There went another all-nighter spent tearing thru F. Paul Wilson's new book HARBINGERS. This author is so good at laying that trap for his readers. You know, the one that makes you go, "Okay, just one more chapter, really - and then, I'll go to sleep." Well, after the not-as-good INFERNAL, Repairman Jack is back and never better than in this new installment. And, this time out, Jack is run thru the wringer like he's never been before. But, as usual, Jack finds a way to "fix" things. Well, kind of.
SPOILERS begin: About a month has elapsed since the events of INFERNAL. Jack hasn't been himself for the past weeks, feeling lethargic, indifferent, and, well, depressed. He hasn't taken a "fix-it" job in a while, and he still doesn't feel like taking one. But he just can't say no to Timmy O'Brien, one of the regulars at Julio's bar. Timmy asks Jack to look into the disappearance of his teenage niece, Cailin. Jack's efforts lead him to a vigilante-minded trio dressed in black and sunglasses. A game of cat-and-mouse with the trio directs Jack to a warehouse in the Bronx, where he learns of the Yeniceri (Jannisaries), an elite task force thousands of years old. There, he encounters one of the Oculi, which is a group of men and women who act as conduits for the Ally (if you don't know about the Ally, the Adversary, the Otherness, the Sentinel, and the Heir, don't worry; the book lucidly explains all). Jack is asked to join the ranks of the Yeniceri to help combat the Otherness, a malignant, all-powerful presence intent on possessing and remaking our world, and not for the better. Jack is torn between his loner mindset and the lure of being involved in something that could actually prove to be effective against that old evil. But, whichever choice he makes, there are no more coincidences in his life.
Believe me, so much more stuff goes on than what's mentioned above. There's an update on Jack's attempt to legalize his identity (he's gonna be a dad, after all). Our favorite F. Paul Wilson boogeyman makes an appearance and once again wields his seemingly limitless powers and continues to taunt Jack. Another enigmatic woman with a dog shows up. The three people Jack loves most are again imperiled, this time by an unlikely source. Cat and mouse games abound, both on a personal and a cosmic level. And, as usual, Jack gets a chance to get his "fix" on, most especially, late in the book, in the warehouse sequence where he pretty much toys and then disposes of four, highly skilled bad dudes.

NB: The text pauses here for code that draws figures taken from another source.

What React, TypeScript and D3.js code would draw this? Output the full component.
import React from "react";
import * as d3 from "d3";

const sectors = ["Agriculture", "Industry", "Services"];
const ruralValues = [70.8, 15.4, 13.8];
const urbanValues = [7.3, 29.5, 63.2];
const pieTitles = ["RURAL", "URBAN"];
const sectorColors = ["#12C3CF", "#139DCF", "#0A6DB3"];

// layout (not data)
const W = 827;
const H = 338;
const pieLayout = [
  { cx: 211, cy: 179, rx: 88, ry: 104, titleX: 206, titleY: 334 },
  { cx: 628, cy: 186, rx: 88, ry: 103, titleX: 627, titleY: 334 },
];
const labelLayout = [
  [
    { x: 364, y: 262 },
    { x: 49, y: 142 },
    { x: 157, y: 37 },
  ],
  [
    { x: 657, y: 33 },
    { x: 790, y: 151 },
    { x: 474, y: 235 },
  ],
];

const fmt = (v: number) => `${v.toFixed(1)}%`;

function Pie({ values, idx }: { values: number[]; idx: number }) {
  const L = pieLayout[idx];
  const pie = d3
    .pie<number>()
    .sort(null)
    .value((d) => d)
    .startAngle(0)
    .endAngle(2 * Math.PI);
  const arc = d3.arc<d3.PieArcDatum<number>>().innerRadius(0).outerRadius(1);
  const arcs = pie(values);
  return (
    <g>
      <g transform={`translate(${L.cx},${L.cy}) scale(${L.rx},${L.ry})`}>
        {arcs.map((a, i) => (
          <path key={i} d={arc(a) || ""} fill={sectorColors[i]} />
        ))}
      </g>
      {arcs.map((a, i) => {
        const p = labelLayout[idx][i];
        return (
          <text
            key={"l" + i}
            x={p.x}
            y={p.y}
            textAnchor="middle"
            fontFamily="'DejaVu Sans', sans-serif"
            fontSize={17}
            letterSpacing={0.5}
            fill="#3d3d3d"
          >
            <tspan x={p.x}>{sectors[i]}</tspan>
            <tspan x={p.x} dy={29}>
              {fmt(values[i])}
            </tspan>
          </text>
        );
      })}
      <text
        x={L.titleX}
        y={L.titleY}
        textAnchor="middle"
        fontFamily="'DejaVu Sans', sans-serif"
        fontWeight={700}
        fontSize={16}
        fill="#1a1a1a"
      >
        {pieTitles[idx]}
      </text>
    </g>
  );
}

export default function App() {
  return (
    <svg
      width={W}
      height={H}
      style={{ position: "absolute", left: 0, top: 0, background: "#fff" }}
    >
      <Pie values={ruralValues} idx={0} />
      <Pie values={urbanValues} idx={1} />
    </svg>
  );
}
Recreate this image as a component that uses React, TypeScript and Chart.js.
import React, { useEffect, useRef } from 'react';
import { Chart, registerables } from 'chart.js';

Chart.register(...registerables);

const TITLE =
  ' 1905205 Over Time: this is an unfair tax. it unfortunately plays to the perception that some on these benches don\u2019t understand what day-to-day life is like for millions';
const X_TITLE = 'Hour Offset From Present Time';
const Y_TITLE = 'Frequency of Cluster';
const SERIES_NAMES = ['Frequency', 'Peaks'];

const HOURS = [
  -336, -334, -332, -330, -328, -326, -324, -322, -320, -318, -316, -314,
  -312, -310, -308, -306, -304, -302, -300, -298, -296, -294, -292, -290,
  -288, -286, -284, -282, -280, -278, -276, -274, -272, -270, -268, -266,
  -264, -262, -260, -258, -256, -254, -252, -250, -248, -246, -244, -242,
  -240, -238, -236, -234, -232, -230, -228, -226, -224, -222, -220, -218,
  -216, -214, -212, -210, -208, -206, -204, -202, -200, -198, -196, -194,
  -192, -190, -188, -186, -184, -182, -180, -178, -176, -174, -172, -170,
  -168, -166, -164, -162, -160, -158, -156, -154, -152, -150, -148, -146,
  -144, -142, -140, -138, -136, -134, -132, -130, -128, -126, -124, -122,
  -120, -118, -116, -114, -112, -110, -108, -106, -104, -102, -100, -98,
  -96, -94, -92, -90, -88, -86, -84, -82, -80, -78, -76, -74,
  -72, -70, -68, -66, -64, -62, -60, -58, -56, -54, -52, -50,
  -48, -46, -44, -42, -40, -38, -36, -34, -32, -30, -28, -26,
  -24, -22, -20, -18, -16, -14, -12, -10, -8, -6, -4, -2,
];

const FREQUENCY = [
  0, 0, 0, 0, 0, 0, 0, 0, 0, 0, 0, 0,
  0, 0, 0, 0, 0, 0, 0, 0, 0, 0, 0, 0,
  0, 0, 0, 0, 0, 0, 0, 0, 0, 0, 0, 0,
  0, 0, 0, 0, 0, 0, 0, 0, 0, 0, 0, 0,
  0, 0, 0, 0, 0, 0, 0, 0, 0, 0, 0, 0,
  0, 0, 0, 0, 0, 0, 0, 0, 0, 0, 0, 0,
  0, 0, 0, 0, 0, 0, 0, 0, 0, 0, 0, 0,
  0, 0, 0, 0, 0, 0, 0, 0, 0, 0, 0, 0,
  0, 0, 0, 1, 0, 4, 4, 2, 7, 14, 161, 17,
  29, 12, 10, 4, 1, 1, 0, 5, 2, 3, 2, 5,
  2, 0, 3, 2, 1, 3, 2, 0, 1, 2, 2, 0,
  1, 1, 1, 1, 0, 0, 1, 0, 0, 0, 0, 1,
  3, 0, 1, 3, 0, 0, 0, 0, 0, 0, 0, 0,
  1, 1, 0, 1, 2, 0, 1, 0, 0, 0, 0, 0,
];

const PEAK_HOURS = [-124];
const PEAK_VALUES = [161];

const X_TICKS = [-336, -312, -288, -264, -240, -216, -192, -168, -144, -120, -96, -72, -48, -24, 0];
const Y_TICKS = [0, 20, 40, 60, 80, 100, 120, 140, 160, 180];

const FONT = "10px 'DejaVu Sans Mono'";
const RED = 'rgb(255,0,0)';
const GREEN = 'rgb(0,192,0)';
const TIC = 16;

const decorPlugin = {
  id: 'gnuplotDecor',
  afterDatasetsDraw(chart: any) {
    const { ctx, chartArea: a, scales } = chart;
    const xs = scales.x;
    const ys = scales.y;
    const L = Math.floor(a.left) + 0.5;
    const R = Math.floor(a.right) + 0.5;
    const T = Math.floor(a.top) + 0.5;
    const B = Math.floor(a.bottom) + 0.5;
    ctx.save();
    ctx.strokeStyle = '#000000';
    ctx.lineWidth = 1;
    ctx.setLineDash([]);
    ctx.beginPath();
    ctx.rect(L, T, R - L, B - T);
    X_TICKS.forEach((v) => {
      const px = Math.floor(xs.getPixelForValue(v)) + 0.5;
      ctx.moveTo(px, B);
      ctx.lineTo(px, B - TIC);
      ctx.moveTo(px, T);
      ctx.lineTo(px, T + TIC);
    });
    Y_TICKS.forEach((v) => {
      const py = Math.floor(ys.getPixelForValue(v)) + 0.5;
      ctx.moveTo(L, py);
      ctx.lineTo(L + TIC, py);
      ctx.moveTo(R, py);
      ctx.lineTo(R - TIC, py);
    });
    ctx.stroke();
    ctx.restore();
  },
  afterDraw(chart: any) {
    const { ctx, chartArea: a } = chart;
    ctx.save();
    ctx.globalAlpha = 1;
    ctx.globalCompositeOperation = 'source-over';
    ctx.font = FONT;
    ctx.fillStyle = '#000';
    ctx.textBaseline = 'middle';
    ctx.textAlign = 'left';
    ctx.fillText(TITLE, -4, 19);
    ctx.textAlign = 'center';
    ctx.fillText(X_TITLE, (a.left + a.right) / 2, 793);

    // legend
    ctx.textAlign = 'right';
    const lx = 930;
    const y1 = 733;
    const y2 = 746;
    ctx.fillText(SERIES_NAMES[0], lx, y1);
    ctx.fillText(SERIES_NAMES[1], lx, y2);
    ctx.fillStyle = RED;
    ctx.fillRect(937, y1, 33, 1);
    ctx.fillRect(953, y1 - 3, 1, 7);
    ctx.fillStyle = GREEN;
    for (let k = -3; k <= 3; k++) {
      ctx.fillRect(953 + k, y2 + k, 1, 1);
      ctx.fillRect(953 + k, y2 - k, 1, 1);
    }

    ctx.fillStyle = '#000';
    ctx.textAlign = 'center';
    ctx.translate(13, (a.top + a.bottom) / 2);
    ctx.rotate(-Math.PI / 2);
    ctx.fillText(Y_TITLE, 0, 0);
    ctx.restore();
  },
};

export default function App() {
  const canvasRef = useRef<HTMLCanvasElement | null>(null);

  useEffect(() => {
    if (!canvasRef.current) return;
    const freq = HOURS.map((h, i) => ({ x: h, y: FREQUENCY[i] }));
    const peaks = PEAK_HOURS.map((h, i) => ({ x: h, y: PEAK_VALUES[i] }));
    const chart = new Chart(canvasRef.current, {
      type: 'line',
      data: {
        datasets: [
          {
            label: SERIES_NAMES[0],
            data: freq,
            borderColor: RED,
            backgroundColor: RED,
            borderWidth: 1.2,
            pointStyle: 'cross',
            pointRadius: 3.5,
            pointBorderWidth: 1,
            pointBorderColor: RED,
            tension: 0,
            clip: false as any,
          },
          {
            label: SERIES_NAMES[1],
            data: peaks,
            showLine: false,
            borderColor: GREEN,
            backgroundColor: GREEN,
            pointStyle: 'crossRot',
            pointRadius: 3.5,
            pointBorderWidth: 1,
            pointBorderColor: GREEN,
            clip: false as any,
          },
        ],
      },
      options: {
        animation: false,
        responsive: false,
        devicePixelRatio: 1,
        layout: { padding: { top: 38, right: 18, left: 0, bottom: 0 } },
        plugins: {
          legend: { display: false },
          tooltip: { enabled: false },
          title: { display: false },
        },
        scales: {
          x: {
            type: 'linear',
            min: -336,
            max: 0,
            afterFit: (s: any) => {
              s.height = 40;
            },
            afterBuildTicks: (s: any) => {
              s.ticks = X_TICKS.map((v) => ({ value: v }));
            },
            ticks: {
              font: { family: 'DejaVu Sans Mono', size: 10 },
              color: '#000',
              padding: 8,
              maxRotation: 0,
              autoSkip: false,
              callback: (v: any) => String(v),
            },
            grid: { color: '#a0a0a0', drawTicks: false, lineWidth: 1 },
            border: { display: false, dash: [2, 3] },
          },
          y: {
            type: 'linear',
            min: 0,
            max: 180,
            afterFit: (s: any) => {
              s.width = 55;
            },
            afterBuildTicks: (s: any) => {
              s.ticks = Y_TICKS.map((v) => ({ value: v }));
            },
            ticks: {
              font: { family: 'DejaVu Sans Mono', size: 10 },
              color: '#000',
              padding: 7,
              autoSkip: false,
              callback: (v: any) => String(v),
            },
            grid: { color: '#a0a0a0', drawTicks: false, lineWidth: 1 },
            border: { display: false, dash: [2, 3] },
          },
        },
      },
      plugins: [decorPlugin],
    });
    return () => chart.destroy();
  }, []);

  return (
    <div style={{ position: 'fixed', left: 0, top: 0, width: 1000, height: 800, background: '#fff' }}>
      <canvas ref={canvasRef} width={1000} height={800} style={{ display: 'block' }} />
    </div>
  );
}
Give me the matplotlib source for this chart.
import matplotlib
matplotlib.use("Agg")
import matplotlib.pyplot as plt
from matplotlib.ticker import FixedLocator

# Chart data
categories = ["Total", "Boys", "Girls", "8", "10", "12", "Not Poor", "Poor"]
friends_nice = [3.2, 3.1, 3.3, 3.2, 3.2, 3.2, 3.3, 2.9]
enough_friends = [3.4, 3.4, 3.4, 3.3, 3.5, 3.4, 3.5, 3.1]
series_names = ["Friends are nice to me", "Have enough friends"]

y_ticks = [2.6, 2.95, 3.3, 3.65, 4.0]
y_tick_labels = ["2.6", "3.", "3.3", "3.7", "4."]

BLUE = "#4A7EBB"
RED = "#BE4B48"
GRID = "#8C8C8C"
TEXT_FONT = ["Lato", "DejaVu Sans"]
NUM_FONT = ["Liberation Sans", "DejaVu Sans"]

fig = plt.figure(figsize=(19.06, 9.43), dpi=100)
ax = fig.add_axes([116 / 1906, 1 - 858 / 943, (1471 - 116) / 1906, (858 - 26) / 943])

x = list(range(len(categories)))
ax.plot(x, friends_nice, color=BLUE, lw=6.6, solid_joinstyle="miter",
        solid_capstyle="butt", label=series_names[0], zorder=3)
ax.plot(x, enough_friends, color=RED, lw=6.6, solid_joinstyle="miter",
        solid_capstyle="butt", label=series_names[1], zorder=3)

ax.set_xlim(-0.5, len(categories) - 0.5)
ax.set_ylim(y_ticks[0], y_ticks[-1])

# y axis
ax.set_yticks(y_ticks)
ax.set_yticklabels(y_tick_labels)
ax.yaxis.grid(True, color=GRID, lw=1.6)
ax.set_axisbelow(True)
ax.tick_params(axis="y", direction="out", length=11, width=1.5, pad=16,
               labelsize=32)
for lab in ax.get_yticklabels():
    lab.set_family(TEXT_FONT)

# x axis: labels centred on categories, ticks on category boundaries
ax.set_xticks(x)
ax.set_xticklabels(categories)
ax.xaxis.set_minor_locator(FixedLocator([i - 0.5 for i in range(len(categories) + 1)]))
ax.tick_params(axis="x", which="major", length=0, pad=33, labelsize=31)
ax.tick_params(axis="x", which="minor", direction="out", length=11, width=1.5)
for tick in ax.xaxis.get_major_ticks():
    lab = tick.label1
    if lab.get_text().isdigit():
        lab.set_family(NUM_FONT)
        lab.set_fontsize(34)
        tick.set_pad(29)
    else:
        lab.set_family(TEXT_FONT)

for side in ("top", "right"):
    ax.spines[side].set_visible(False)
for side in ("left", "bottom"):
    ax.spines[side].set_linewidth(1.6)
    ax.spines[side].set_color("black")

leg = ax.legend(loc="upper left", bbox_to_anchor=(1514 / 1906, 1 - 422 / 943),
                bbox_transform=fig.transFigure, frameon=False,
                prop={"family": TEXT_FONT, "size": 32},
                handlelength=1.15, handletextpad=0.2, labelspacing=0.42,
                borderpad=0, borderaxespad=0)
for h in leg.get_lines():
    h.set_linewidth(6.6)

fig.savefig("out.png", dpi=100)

Fair warning. Although, in past books, Jack's circle of family and friends have been steadily decimated, HARBINGERS really raises the stakes in terms of his loved ones being placed in jeopardy. This, probably, is as close to the breaking point that Jack has ever gotten. And the fact that he resolutely refuses to give up hope and keeps on chugging, doing his best to fix things, is one of the many reasons Repairman Jack is one of my all-time favorite literary characters. Not in his normal "fix-it" gigs, but, rather, in the grand scheme of things, Repairman Jack is so much an underdog. He's trapped in a situation he desperately doesn't want to be in and placed in an unenviable position where he's slated to be the champion designated to face off against an all-powerful, malevolent, cosmic awareness. Yet, he remains...plucky and defiant and very human. Man, I love this dude. Like the book blurb said - when the fit hits the shan, you call Repairman Jack.